## Exercise description
Exact reproduction is required for the lines bounded by the one containing "Convert this chart" and the one containing "from matplotlib.patches import Patch", both bounds included. Print them without any pictures.

## Listed records
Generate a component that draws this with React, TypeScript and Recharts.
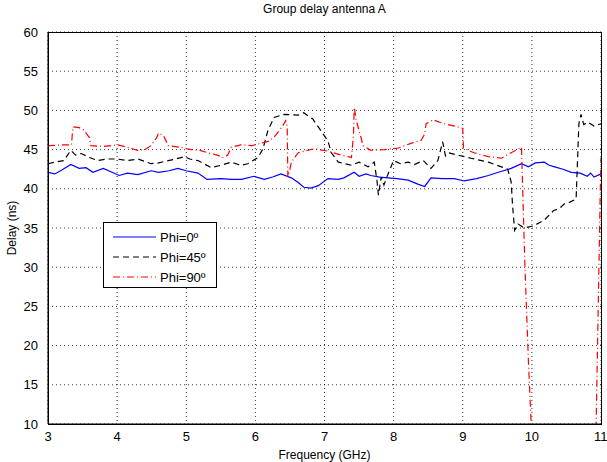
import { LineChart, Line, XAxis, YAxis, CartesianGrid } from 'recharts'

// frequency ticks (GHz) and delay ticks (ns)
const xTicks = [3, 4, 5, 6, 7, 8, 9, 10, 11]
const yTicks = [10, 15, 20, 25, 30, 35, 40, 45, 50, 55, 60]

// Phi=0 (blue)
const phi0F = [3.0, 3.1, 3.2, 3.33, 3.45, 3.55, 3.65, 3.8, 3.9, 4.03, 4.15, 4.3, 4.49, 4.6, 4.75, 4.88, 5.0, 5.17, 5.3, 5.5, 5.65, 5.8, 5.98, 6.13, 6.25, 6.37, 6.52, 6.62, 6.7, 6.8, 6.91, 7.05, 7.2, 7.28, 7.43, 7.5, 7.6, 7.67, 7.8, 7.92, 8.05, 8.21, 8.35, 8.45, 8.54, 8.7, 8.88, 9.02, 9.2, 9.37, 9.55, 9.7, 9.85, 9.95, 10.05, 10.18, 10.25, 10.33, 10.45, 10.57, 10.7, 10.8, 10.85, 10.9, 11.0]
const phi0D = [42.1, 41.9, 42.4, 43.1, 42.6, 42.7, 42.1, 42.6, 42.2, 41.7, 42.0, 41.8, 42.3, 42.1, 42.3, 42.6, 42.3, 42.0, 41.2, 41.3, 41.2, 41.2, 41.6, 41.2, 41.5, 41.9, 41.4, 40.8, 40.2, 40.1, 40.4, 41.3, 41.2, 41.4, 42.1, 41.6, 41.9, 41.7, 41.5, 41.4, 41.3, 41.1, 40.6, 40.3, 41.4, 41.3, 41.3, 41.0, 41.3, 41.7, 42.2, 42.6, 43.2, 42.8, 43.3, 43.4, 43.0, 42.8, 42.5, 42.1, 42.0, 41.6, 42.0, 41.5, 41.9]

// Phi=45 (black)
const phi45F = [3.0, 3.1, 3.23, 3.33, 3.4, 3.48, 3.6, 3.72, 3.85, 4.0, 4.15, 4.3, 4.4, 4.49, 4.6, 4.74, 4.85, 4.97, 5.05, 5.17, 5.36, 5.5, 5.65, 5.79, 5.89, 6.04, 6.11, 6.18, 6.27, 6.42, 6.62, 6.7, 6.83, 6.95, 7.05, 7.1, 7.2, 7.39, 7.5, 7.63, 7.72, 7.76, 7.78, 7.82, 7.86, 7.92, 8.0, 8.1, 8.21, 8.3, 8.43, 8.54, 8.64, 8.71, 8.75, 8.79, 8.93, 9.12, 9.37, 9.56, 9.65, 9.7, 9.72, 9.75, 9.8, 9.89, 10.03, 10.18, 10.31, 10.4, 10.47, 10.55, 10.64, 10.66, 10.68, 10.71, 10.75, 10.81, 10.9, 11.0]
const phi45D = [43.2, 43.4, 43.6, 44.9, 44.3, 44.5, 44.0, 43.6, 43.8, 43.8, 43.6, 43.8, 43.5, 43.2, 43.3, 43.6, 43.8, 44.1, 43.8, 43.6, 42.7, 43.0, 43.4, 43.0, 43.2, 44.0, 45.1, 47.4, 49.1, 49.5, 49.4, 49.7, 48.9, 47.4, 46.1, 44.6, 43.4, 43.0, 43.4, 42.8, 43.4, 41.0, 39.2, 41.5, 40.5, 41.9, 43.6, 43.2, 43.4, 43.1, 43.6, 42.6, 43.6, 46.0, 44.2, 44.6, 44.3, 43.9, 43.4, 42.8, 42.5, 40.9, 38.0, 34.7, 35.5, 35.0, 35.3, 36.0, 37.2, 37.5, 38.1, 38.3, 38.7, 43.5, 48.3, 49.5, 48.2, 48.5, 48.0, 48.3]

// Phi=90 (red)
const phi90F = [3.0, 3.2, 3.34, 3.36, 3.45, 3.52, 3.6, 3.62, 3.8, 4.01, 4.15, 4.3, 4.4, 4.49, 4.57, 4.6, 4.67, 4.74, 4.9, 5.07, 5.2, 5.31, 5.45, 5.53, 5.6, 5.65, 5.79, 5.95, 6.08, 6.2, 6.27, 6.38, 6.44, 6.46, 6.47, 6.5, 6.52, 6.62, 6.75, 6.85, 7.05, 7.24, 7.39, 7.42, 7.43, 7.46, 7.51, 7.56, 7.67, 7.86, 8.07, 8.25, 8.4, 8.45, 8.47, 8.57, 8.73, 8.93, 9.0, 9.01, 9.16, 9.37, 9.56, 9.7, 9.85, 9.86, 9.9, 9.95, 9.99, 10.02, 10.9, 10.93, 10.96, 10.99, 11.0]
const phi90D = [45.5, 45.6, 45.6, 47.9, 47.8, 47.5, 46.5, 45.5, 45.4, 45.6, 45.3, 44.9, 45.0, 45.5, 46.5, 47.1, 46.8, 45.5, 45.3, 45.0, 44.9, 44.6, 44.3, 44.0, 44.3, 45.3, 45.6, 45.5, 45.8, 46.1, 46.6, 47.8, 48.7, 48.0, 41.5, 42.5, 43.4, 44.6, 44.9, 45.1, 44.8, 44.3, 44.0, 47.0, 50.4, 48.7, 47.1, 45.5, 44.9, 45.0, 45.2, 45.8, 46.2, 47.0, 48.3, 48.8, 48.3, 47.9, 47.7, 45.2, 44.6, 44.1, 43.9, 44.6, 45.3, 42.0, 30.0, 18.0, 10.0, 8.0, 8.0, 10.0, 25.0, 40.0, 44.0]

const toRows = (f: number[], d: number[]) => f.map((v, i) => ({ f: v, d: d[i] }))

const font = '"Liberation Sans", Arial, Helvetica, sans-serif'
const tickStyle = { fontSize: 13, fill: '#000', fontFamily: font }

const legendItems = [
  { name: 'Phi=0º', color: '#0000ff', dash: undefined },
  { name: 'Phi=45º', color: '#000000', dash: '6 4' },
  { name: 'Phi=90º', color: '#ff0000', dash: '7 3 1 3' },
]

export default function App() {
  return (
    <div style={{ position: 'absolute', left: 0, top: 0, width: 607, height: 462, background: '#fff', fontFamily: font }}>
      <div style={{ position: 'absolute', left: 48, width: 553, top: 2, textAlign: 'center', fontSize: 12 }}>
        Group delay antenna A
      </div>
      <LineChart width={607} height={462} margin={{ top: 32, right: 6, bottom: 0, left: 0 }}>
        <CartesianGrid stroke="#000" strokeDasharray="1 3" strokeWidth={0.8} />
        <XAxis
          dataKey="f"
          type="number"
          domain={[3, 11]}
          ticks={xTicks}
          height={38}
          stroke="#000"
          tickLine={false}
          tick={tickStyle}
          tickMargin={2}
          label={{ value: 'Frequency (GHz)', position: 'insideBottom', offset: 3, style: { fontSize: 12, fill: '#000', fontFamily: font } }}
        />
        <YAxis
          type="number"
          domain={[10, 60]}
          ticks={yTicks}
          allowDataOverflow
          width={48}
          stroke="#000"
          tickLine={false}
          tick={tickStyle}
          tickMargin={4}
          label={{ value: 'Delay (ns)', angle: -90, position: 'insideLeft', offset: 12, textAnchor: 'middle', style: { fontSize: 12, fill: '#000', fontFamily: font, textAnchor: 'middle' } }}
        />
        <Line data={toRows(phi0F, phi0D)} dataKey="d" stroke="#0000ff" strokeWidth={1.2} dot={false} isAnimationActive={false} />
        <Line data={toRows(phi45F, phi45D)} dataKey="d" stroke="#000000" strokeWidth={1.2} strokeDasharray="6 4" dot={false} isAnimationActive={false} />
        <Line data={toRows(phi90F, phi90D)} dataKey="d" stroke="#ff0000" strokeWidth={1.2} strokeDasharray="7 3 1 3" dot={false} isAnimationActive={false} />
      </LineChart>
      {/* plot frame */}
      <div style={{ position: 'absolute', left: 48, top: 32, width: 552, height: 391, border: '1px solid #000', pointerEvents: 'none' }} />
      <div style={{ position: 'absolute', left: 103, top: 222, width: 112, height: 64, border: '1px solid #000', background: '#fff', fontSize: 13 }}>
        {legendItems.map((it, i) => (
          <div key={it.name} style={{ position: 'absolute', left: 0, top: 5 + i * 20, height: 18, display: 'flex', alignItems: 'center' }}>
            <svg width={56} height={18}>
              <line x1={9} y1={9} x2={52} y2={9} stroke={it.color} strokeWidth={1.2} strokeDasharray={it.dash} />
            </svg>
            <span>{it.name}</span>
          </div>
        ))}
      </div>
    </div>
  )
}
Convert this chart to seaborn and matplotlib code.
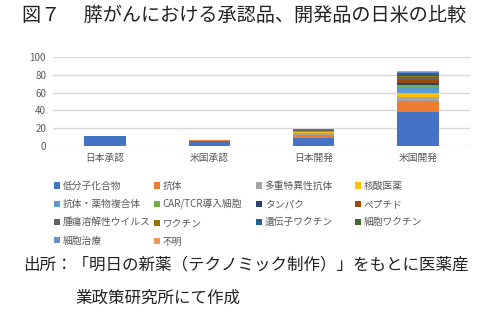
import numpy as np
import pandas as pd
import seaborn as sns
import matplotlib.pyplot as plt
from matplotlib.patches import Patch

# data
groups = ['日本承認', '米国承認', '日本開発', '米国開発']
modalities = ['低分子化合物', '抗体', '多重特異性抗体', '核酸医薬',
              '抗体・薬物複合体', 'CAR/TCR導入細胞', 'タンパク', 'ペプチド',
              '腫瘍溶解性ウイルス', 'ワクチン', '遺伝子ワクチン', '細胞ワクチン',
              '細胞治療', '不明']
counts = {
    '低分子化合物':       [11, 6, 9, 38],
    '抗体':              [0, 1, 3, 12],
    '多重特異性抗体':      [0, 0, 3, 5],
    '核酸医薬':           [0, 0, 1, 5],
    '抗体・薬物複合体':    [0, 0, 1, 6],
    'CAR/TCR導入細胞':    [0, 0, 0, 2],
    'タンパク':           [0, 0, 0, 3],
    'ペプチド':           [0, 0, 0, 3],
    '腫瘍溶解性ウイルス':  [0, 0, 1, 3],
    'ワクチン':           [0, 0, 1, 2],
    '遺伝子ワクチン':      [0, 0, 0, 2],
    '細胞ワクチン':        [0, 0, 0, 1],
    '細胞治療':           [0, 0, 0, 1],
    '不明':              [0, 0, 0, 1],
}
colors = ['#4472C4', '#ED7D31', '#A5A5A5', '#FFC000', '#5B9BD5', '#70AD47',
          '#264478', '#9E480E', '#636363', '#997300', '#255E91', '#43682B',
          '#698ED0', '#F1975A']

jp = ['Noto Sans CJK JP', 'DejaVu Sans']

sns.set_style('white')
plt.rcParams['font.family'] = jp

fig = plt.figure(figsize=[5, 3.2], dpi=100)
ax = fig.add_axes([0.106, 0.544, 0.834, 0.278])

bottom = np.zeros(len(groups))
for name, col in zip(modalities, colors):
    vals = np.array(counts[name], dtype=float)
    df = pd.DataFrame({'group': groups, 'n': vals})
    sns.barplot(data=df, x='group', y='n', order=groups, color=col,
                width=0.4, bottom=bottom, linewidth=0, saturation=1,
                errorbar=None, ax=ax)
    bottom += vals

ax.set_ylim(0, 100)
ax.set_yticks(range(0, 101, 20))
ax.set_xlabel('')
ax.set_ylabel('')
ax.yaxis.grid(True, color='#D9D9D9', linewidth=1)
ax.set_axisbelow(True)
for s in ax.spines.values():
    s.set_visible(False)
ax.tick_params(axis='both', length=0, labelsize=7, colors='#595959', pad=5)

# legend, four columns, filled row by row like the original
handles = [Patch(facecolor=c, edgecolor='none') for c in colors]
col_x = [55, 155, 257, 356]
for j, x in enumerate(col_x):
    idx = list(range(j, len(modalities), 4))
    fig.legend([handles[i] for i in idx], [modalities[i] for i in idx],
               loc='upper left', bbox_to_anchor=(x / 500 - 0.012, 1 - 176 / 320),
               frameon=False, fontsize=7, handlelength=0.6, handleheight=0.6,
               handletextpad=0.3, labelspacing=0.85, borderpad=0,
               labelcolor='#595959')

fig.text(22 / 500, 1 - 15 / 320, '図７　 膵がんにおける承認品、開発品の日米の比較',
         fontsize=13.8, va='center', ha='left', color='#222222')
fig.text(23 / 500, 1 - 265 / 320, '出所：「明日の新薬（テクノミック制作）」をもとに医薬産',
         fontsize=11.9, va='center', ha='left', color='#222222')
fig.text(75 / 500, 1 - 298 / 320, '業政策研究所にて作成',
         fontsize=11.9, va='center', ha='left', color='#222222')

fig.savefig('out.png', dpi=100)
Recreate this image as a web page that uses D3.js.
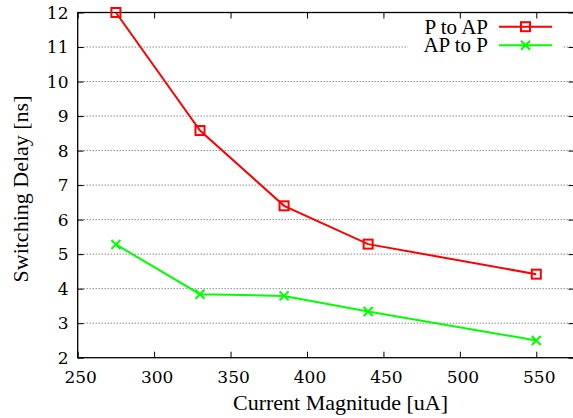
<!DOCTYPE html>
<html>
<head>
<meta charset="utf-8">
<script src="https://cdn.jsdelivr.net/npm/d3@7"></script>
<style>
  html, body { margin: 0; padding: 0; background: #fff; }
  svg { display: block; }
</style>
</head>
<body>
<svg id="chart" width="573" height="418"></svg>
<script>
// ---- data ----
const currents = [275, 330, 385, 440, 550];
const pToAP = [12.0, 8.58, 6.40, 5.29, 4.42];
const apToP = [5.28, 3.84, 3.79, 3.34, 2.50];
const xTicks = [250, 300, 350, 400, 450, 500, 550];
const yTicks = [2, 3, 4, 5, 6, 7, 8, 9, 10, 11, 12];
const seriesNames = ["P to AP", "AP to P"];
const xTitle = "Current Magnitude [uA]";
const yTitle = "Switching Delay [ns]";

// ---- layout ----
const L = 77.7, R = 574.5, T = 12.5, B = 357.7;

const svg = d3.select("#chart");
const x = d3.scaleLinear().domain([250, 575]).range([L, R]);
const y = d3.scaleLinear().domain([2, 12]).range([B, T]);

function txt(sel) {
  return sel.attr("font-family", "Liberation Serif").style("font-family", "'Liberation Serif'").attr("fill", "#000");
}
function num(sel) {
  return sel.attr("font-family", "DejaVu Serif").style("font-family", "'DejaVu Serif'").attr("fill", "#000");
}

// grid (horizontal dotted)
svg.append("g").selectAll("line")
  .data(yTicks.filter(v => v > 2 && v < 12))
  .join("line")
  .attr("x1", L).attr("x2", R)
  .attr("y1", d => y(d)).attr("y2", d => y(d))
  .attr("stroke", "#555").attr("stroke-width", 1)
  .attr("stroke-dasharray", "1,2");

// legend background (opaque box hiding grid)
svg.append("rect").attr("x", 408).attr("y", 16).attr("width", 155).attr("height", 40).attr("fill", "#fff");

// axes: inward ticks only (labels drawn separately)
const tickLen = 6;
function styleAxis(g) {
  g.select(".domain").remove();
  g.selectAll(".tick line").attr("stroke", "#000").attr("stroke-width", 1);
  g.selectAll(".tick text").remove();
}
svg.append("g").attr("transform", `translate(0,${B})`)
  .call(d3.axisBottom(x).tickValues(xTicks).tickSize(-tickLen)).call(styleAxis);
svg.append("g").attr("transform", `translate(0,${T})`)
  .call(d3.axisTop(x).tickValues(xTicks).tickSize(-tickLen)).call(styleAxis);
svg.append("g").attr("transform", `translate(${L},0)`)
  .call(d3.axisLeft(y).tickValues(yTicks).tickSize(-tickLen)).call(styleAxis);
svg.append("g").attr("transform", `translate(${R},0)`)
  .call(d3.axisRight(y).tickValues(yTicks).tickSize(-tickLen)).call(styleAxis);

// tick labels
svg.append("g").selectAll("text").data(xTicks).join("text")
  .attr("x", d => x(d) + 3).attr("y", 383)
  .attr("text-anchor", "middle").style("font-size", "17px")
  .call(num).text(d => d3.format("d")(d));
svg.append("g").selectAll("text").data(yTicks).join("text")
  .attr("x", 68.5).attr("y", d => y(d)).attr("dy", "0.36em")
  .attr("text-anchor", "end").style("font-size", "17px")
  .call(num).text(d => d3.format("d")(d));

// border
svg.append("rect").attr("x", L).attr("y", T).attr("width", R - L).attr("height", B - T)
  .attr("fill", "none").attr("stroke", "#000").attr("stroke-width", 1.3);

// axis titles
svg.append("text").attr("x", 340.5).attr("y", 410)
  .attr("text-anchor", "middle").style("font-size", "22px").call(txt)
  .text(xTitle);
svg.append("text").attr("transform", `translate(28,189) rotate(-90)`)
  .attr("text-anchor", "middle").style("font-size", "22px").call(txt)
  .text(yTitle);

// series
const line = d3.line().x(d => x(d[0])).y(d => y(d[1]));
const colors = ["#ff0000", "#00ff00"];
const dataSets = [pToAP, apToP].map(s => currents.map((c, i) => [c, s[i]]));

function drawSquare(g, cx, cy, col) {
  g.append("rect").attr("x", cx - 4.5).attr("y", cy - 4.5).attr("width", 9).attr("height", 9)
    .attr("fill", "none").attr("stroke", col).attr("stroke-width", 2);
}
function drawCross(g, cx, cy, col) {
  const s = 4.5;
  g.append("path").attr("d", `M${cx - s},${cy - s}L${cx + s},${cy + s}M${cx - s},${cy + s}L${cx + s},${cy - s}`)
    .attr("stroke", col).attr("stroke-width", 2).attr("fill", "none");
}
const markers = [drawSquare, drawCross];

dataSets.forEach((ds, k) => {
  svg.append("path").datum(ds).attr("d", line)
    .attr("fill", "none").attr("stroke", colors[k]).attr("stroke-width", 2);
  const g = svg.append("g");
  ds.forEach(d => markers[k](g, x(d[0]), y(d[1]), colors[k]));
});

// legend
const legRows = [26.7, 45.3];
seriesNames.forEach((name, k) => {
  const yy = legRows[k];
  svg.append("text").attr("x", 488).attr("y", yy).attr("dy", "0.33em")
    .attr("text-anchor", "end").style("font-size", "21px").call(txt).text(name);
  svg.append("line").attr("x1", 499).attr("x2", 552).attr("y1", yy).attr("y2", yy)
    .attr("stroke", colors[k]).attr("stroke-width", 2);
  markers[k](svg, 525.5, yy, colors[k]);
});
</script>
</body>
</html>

## Answer to the problem
Convert this chart to seaborn and matplotlib code.
import numpy as np
import pandas as pd
import seaborn as sns
import matplotlib.pyplot as plt
from matplotlib.patches import Patch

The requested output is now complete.